Search the material for the string "chart", then return every line where it is found.

____

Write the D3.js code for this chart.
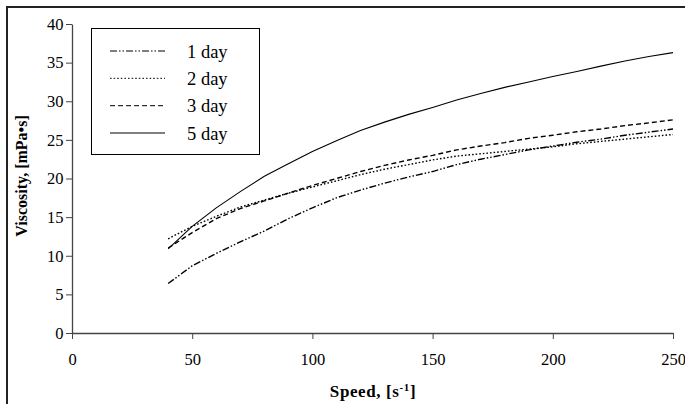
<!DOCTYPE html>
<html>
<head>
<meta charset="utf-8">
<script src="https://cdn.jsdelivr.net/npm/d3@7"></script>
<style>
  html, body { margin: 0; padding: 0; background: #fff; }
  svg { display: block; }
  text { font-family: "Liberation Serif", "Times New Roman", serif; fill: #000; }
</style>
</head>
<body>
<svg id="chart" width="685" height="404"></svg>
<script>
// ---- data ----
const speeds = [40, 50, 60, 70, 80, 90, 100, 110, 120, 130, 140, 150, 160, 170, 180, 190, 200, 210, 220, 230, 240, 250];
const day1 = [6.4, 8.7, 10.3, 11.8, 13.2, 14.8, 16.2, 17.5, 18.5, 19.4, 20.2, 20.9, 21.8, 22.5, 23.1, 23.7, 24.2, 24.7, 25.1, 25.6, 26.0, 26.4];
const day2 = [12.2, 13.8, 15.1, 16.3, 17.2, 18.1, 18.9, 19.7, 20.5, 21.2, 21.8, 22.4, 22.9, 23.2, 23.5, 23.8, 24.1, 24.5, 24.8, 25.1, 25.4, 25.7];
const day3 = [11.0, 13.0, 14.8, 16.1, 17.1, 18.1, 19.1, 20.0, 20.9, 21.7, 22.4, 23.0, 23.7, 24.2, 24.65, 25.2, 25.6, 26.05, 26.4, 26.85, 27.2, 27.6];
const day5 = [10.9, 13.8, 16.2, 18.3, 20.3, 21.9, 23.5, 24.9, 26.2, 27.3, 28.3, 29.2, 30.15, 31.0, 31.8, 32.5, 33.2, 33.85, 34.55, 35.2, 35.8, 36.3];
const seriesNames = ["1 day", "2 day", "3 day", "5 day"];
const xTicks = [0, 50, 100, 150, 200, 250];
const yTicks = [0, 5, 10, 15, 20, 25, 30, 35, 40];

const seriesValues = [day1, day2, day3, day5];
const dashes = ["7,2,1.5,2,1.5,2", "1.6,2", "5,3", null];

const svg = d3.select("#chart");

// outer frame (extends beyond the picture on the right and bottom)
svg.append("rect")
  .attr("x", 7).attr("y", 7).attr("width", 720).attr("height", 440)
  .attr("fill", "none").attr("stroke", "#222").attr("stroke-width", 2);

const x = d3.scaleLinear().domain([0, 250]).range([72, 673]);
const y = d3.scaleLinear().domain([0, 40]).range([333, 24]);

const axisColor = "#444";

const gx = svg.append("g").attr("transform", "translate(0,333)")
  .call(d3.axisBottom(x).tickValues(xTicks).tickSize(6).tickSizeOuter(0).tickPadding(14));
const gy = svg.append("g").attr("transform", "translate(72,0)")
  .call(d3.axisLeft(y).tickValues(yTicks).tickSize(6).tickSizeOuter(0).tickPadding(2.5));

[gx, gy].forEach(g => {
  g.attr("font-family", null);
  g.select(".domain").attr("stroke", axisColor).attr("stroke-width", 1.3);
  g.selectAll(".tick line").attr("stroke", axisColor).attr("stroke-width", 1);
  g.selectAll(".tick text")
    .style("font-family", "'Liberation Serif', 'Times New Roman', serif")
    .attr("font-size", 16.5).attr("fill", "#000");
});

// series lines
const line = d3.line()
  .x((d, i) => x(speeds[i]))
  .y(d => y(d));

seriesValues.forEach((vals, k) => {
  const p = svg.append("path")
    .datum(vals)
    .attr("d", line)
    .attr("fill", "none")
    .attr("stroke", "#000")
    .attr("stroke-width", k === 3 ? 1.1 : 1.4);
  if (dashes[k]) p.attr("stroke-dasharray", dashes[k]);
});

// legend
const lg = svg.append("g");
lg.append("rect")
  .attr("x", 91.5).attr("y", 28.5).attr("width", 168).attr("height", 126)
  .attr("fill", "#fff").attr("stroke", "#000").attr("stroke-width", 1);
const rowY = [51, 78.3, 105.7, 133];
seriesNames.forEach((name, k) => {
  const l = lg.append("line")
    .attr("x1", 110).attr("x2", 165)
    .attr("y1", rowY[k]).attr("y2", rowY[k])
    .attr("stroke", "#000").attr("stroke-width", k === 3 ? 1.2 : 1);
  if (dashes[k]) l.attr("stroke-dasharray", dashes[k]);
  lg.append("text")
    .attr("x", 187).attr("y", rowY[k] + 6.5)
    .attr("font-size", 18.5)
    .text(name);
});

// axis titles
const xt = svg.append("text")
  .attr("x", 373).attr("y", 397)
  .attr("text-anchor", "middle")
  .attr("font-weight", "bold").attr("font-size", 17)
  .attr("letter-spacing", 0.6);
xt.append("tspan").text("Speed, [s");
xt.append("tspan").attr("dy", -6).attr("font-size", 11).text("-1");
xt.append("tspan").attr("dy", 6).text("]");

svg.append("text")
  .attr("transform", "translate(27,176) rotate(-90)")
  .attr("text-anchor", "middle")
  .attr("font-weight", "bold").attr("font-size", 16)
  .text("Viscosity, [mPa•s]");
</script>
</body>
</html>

____

• _The reply_
Write the D3.js code for this chart.
<svg id="chart" width="685" height="404"></svg>
const svg = d3.select("#chart");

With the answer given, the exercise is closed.